WORK REQUIRED ->
Copy out each line exactly; pictures stay out of the copy.
■ ■ ■ ■
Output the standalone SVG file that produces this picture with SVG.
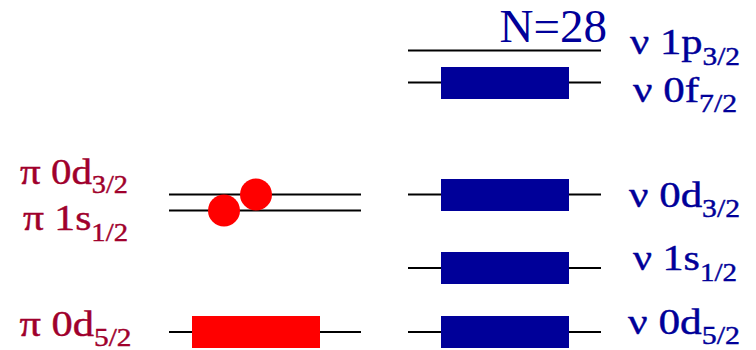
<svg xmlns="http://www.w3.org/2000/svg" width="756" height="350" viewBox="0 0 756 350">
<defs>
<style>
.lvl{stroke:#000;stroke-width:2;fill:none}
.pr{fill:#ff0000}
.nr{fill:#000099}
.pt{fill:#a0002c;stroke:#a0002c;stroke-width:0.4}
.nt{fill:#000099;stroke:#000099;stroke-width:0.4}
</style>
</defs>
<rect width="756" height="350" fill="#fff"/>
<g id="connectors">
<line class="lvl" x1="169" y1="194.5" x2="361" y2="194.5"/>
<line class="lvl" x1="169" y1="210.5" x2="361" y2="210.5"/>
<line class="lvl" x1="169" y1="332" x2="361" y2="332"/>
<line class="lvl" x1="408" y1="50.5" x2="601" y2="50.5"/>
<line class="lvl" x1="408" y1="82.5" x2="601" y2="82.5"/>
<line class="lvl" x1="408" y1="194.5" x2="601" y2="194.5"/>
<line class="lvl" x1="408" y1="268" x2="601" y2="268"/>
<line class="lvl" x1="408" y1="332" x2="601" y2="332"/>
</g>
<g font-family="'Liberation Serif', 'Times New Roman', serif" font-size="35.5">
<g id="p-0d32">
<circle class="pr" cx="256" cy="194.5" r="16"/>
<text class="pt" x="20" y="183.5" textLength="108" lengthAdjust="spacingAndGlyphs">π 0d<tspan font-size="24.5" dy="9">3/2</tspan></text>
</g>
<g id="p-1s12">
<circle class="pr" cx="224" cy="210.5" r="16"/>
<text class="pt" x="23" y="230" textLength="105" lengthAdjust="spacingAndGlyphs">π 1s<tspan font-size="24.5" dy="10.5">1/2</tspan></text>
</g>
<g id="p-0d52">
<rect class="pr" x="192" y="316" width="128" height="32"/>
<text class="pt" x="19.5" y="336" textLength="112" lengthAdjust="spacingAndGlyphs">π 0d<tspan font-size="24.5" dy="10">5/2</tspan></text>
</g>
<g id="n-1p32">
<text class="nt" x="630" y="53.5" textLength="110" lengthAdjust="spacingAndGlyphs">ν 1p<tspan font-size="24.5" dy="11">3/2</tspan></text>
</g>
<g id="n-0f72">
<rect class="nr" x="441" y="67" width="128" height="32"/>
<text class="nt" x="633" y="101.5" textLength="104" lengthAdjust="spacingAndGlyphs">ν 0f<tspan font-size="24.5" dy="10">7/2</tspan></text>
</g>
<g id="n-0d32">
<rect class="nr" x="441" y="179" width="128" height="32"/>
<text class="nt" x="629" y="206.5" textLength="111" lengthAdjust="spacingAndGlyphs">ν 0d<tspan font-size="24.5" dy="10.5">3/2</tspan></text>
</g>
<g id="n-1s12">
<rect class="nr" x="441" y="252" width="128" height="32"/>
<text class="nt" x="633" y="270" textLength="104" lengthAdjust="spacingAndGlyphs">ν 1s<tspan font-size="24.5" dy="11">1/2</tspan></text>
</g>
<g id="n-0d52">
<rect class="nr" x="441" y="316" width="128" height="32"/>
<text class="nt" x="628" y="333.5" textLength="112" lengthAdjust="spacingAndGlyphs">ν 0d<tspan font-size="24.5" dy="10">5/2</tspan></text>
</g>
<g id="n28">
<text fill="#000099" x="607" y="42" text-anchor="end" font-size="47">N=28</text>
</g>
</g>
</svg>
■ ■ ■ ■
WRITTEN SOLUTION ->
Output the standalone SVG file that produces this picture with SVG.
<svg xmlns="http://www.w3.org/2000/svg" width="756" height="350" viewBox="0 0 756 350">
<defs>
<style>
.lvl{stroke:#000;stroke-width:2;fill:none}
.pr{fill:#ff0000}
.nr{fill:#000099}
.pt{fill:#a0002c;stroke:#a0002c;stroke-width:0.4}
.nt{fill:#000099;stroke:#000099;stroke-width:0.4}
</style>
</defs>
<rect width="756" height="350" fill="#fff"/>
<g id="connectors">
<line class="lvl" x1="169" y1="194.5" x2="361" y2="194.5"/>
<line class="lvl" x1="169" y1="210.5" x2="361" y2="210.5"/>
<line class="lvl" x1="169" y1="332" x2="361" y2="332"/>
<line class="lvl" x1="408" y1="50.5" x2="601" y2="50.5"/>
<line class="lvl" x1="408" y1="82.5" x2="601" y2="82.5"/>
<line class="lvl" x1="408" y1="194.5" x2="601" y2="194.5"/>
<line class="lvl" x1="408" y1="268" x2="601" y2="268"/>
<line class="lvl" x1="408" y1="332" x2="601" y2="332"/>
</g>
<g font-family="'Liberation Serif', 'Times New Roman', serif" font-size="35.5">
<g id="p-0d32">
<circle class="pr" cx="256" cy="194.5" r="16"/>
<text class="pt" x="20" y="183.5" textLength="108" lengthAdjust="spacingAndGlyphs">π 0d<tspan font-size="24.5" dy="9">3/2</tspan></text>
</g>
<g id="p-1s12">
<circle class="pr" cx="224" cy="210.5" r="16"/>
<text class="pt" x="23" y="230" textLength="105" lengthAdjust="spacingAndGlyphs">π 1s<tspan font-size="24.5" dy="10.5">1/2</tspan></text>
</g>
<g id="p-0d52">
<rect class="pr" x="192" y="316" width="128" height="32"/>
<text class="pt" x="19.5" y="336" textLength="112" lengthAdjust="spacingAndGlyphs">π 0d<tspan font-size="24.5" dy="10">5/2</tspan></text>
</g>
<g id="n-1p32">
<text class="nt" x="630" y="53.5" textLength="110" lengthAdjust="spacingAndGlyphs">ν 1p<tspan font-size="24.5" dy="11">3/2</tspan></text>
</g>
<g id="n-0f72">
<rect class="nr" x="441" y="67" width="128" height="32"/>
<text class="nt" x="633" y="101.5" textLength="104" lengthAdjust="spacingAndGlyphs">ν 0f<tspan font-size="24.5" dy="10">7/2</tspan></text>
</g>
<g id="n-0d32">
<rect class="nr" x="441" y="179" width="128" height="32"/>
<text class="nt" x="629" y="206.5" textLength="111" lengthAdjust="spacingAndGlyphs">ν 0d<tspan font-size="24.5" dy="10.5">3/2</tspan></text>
</g>
<g id="n-1s12">
<rect class="nr" x="441" y="252" width="128" height="32"/>
<text class="nt" x="633" y="270" textLength="104" lengthAdjust="spacingAndGlyphs">ν 1s<tspan font-size="24.5" dy="11">1/2</tspan></text>
</g>
<g id="n-0d52">
<rect class="nr" x="441" y="316" width="128" height="32"/>
<text class="nt" x="628" y="333.5" textLength="112" lengthAdjust="spacingAndGlyphs">ν 0d<tspan font-size="24.5" dy="10">5/2</tspan></text>
</g>
<g id="n28">
<text fill="#000099" x="607" y="42" text-anchor="end" font-size="47">N=28</text>
</g>
</g>
</svg>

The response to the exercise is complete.